In her book, Campbell features a powerful exercise to help us rediscover our values, because, as she writes, “Understanding your values and desires will create the infrastructure for your life.” She suggests spending at least 30 minutes on this exercise and doing it every year. Here are the details:
- Ask yourself, “What matters to me now?”
- Jot down your responses — without judging yourself. The key is to discover your authentic values.
- Rank your responses. So put the number 1 by what you value most. Campbell explains that our core values will likely remain the same but their rankings might change. For instance, your career might top your list, but after you have kids, it slides into second.
- Next, grade yourself. If you’re taking daily action toward your top 5 values, give yourself an A, Campbell writes. Again, be honest. “Where are you soaring? Where are you falling short?”
- For the values you assigned a B and below, consider if each one still resonates with you. Is it outdated? If it’s not and it’s still very important to you, “look then at the ways you’ve separated from it and figure out a few things you can do to get back on track.”
- List several things you can do today to honor your top values. If you value spiritual growth, Campbell writes, you might start meditating for 10 minutes a day. Engage daily in the activities that align with your values. Put them on your to-do list.

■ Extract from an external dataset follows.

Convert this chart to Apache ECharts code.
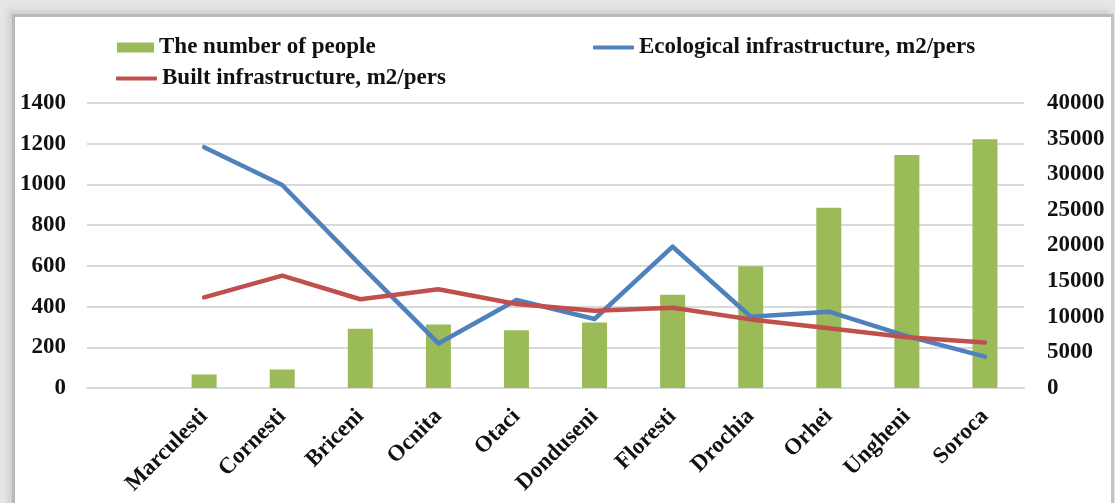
<!DOCTYPE html>
<html lang="en">
<head>
    <meta charset="UTF-8">
    <title>Population and infrastructure by town</title>
    <script src="https://cdn.jsdelivr.net/npm/echarts@6/dist/echarts.min.js"></script>
    <style>
        html, body { margin: 0; padding: 0; background: #ffffff; }
        #wrap { position: relative; width: 1115px; height: 503px; overflow: hidden; background: #e6e6e6; }
        #frame {
            position: absolute; left: 12px; top: 14px; width: 1096px; height: 520px;
            background: #ffffff;
            border-left: 3px solid #b9b9b9; border-top: 3px solid #b9b9b9; border-right: 3px solid #c4c4c4;
            box-shadow: -4px -4px 6px #cfcfcf;
        }
        #main { position: absolute; left: 0; top: 0; width: 1115px; height: 503px; }
    </style>
</head>
<body>
<div id="wrap">
    <div id="frame"></div>
    <div id="main"></div>
</div>

<script type="text/javascript">
    // data
    var towns = ['', 'Marculesti', 'Cornesti', 'Briceni', 'Ocnita', 'Otaci', 'Donduseni',
        'Floresti', 'Drochia', 'Orhei', 'Ungheni', 'Soroca'];
    var people = ['-', 1900, 2600, 8300, 8900, 8100, 9200, 13100, 17100, 25300, 32700, 34900];
    var ecological = ['-', 1183, 997, 605, 219, 432, 339, 694, 350, 375, 255, 154];
    var built = ['-', 445, 552, 436, 485, 413, 380, 394, 337, 293, 249, 223];

    var leftTicks = { min: 0, max: 1400, interval: 200 };
    var rightTicks = { min: 0, max: 40000, interval: 5000 };

    var serif = "'Liberation Serif', 'DejaVu Serif', serif";

    var myChart = echarts.init(document.getElementById('main'));

    var labelStyle = {
        fontFamily: serif,
        fontWeight: 'bold',
        fontSize: 23,
        color: '#111'
    };

    // plain numbers, no thousands separator
    function plain(v) { return String(v); }

    var option = {
        backgroundColor: 'transparent',
        legend: [
            {
                data: [{ name: 'The number of people', icon: 'rect' }],
                left: 112,
                top: 31,
                itemWidth: 37,
                itemHeight: 10,
                textStyle: labelStyle
            },
            {
                data: [{ name: 'Built infrastructure, m2/pers', icon: 'roundRect' }],
                left: 111,
                top: 62,
                itemWidth: 41,
                itemHeight: 4,
                textStyle: labelStyle
            },
            {
                data: [{ name: 'Ecological infrastructure, m2/pers', icon: 'roundRect' }],
                left: 588,
                top: 31,
                itemWidth: 41,
                itemHeight: 4,
                textStyle: labelStyle
            }
        ],
        grid: {
            left: 87,
            right: 91,
            top: 103,
            bottom: 115
        },
        xAxis: {
            type: 'category',
            data: towns,
            axisTick: { show: false },
            axisLine: { lineStyle: { color: '#d9d9d9', width: 2 } },
            axisLabel: {
                rotate: 45,
                interval: 0,
                margin: 25,
                fontFamily: serif,
                fontWeight: 'bold',
                fontSize: 23,
                color: '#111'
            }
        },
        yAxis: [
            {
                type: 'value',
                min: leftTicks.min,
                max: leftTicks.max,
                interval: leftTicks.interval,
                axisLine: { show: false },
                axisTick: { show: false },
                splitLine: { lineStyle: { color: '#d9d9d9', width: 2 } },
                axisLabel: {
                    margin: 21,
                    formatter: plain,
                    fontFamily: serif,
                    fontWeight: 'bold',
                    fontSize: 23,
                    color: '#111'
                }
            },
            {
                type: 'value',
                min: rightTicks.min,
                max: rightTicks.max,
                interval: rightTicks.interval,
                axisLine: { show: false },
                axisTick: { show: false },
                splitLine: { show: false },
                axisLabel: {
                    margin: 23,
                    formatter: plain,
                    fontFamily: serif,
                    fontWeight: 'bold',
                    fontSize: 23,
                    color: '#111'
                }
            }
        ],
        series: [
            {
                name: 'The number of people',
                type: 'bar',
                yAxisIndex: 1,
                barWidth: 25,
                itemStyle: { color: '#9bbb59' },
                data: people
            },
            {
                name: 'Ecological infrastructure, m2/pers',
                type: 'line',
                yAxisIndex: 0,
                symbol: 'none',
                z: 3,
                lineStyle: { color: '#4f81bd', width: 4.5, cap: 'round', join: 'round' },
                itemStyle: { color: '#4f81bd' },
                data: ecological
            },
            {
                name: 'Built infrastructure, m2/pers',
                type: 'line',
                yAxisIndex: 0,
                symbol: 'none',
                z: 4,
                lineStyle: { color: '#c0504d', width: 4.5, cap: 'round', join: 'round' },
                itemStyle: { color: '#c0504d' },
                data: built
            }
        ]
    };

    myChart.setOption(option);
</script>
</body>
</html>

According to Campbell, “When you’re willing to discover and live from your deepest values, life not only becomes a more fulfilling and passionate adventure, but it also becomes easier.” Decisions suddenly seem clearer, and we stop second-guessing ourselves so much. Instead, we focus on “creating a life that supports the things that drive it. [We] live with personal integrity.”
This post currently has
You can read the comments or leave your own thoughts.
Last reviewed: By John M. Grohol, Psy.D. on 16 Apr 2013
Published on PsychCentral.com. All rights reserved.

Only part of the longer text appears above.